What to work on:
From the records, pick out and copy each line containing "that".

Records for the task:
"""

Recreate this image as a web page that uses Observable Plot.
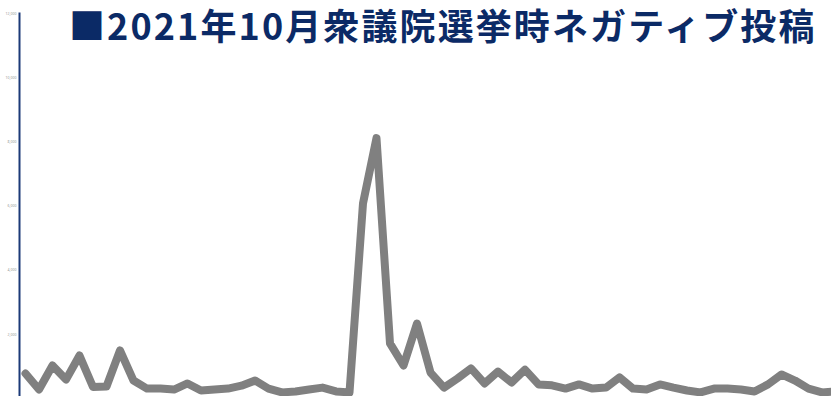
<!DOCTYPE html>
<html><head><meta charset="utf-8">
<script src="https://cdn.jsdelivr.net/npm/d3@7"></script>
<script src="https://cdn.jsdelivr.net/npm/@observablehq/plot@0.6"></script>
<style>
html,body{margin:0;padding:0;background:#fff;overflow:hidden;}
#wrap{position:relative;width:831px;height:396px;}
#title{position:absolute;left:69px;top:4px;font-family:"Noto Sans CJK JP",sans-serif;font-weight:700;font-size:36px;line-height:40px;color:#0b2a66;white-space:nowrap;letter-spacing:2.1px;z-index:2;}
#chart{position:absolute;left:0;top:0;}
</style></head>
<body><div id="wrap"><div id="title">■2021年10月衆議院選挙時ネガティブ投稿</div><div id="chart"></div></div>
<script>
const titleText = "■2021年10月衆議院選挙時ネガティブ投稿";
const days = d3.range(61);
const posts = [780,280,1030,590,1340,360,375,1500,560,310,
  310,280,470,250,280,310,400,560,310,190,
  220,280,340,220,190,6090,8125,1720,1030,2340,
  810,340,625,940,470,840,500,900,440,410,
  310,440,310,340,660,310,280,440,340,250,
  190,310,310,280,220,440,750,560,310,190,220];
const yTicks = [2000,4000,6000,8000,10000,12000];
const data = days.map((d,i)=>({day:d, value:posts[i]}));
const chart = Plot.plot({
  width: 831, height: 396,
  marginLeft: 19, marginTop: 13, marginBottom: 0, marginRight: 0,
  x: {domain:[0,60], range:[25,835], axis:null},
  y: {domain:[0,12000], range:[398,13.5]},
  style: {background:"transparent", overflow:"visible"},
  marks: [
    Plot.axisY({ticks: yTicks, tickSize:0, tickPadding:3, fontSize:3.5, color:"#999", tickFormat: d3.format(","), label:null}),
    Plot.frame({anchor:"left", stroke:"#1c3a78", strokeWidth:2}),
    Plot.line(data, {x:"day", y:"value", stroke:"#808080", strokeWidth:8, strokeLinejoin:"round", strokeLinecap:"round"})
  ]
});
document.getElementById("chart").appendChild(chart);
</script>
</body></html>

"""
"""

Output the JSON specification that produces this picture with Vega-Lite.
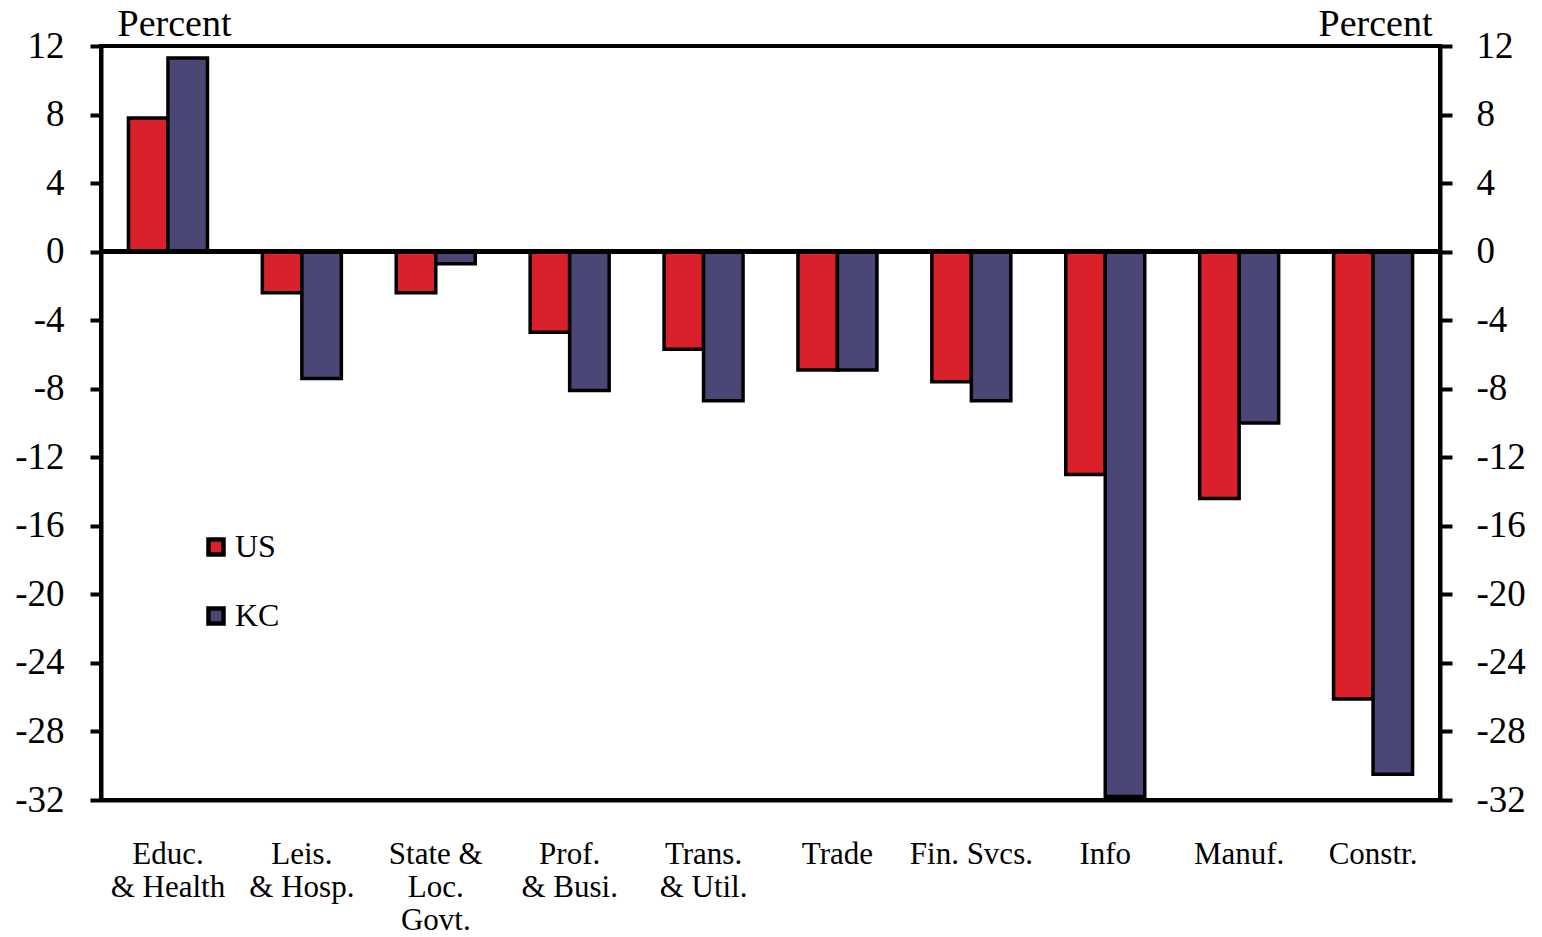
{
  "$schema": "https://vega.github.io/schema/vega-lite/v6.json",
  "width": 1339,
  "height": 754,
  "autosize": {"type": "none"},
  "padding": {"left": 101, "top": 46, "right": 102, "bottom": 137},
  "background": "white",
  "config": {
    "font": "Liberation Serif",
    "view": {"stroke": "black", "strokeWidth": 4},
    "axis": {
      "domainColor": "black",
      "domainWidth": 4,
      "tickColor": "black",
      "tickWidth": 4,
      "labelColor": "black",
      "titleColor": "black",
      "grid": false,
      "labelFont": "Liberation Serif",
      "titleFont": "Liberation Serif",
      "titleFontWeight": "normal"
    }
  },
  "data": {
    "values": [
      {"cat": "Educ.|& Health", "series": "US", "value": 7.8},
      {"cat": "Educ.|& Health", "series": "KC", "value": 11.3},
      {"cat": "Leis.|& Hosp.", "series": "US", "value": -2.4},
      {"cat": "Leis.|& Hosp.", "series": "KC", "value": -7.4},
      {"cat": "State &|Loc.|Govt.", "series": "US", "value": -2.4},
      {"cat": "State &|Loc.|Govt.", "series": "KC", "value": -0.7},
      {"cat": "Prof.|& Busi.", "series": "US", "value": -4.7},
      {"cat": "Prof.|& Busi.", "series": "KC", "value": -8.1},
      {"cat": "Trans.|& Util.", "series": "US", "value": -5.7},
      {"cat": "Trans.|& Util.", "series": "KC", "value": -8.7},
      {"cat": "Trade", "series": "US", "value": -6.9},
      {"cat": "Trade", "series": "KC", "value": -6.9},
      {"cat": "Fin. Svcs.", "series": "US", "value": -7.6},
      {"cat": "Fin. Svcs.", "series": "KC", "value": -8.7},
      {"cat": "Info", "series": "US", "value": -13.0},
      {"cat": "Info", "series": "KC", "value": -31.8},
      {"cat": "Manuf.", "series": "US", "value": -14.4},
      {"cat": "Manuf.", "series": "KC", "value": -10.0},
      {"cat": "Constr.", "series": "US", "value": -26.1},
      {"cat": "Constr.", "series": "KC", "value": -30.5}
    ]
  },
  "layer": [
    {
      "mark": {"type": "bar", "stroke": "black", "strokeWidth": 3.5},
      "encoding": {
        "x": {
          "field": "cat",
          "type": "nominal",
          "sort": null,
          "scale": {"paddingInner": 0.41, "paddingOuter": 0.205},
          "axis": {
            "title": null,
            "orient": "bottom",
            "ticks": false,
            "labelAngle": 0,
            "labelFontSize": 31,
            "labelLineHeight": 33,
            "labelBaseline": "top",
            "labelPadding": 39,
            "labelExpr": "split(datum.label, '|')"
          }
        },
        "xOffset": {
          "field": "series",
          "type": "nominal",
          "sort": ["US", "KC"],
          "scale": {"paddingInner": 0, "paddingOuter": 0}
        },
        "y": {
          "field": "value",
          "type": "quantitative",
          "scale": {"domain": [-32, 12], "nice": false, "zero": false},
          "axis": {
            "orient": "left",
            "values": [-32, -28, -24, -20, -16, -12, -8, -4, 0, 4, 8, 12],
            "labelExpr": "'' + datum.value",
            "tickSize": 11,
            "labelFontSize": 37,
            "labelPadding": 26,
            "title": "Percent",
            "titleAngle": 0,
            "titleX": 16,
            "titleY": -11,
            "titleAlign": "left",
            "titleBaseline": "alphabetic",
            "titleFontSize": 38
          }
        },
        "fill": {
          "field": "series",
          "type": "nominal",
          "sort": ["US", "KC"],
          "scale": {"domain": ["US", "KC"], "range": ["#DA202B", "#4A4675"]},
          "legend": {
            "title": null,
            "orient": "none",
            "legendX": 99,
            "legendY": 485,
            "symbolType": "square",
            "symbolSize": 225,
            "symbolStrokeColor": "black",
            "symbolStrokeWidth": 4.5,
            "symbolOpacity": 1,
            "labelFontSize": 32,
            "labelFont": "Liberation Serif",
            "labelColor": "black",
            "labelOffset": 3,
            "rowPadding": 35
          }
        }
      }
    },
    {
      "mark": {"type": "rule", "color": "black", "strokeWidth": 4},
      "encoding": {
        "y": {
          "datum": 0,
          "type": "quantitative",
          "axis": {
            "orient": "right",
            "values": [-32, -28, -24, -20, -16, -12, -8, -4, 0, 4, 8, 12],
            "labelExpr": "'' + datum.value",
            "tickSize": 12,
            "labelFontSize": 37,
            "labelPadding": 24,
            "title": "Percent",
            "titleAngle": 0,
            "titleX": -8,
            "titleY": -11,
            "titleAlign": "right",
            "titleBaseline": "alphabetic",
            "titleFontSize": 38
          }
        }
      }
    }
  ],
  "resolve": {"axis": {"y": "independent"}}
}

"""
"""

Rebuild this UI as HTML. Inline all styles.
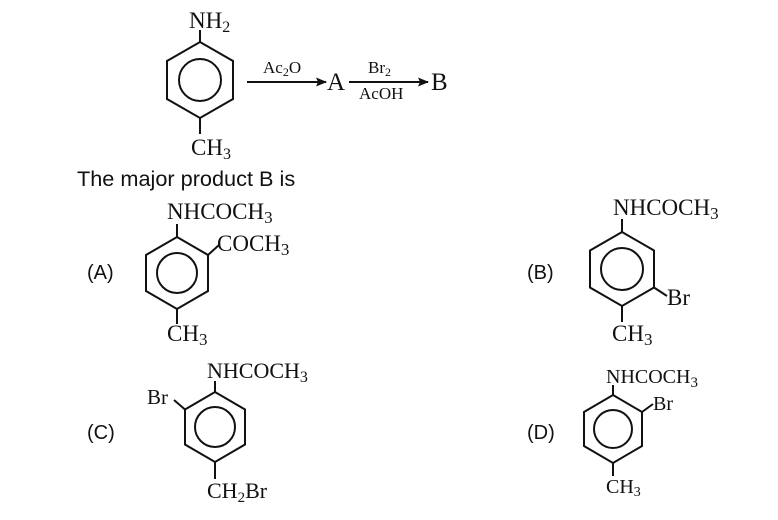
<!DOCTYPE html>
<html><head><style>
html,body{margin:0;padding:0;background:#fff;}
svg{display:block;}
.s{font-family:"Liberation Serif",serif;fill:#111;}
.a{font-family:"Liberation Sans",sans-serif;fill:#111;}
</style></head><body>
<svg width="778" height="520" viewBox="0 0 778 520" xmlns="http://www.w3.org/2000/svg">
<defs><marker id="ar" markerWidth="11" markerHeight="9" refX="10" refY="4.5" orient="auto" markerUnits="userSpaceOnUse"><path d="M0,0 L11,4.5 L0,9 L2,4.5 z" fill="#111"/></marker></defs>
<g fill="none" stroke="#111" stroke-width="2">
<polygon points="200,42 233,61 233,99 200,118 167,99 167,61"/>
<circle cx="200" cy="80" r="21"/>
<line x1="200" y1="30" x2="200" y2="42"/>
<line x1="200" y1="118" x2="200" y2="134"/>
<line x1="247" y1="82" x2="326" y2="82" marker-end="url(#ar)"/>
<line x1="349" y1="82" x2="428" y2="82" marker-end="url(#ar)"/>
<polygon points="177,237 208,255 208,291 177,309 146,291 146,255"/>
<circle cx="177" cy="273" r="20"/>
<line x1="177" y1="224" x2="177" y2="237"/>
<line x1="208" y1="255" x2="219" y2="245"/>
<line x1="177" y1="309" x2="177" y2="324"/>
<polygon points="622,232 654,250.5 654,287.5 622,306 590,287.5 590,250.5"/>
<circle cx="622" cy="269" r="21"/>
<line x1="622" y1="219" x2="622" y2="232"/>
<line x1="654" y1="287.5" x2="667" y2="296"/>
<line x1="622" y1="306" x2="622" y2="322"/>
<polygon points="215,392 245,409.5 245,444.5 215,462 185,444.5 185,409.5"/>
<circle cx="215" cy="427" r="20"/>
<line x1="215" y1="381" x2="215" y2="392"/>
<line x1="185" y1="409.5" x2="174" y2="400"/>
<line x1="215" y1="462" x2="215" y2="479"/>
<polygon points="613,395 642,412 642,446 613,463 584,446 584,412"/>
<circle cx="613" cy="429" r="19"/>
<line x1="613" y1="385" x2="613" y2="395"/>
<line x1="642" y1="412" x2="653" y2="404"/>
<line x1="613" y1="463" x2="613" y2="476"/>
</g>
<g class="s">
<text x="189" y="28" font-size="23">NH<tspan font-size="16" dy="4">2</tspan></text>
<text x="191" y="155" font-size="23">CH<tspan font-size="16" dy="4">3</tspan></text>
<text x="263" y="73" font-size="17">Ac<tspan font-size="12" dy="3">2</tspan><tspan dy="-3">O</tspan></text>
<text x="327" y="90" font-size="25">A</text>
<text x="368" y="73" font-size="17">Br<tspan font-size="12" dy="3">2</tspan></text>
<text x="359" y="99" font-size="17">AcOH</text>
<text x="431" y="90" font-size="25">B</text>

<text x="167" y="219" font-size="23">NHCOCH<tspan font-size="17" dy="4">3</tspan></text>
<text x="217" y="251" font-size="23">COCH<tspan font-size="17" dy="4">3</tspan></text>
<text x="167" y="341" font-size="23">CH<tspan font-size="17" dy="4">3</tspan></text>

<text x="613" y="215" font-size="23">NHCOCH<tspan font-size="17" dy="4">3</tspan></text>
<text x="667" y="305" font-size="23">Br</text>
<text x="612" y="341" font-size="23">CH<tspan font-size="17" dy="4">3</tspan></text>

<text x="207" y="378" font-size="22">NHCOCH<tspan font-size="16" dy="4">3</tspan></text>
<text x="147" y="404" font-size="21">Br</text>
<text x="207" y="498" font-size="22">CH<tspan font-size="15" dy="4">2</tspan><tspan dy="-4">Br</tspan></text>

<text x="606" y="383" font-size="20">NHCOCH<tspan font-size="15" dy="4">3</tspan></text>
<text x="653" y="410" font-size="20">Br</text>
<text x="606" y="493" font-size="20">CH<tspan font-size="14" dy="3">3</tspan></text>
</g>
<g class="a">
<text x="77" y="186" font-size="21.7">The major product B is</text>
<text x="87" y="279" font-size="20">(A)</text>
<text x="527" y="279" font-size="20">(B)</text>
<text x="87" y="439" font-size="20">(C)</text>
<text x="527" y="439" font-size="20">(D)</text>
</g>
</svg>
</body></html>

"""

Final answer:
Recreate this image as a web page that uses Observable Plot.
Output the JSON specification that produces this picture with Vega-Lite.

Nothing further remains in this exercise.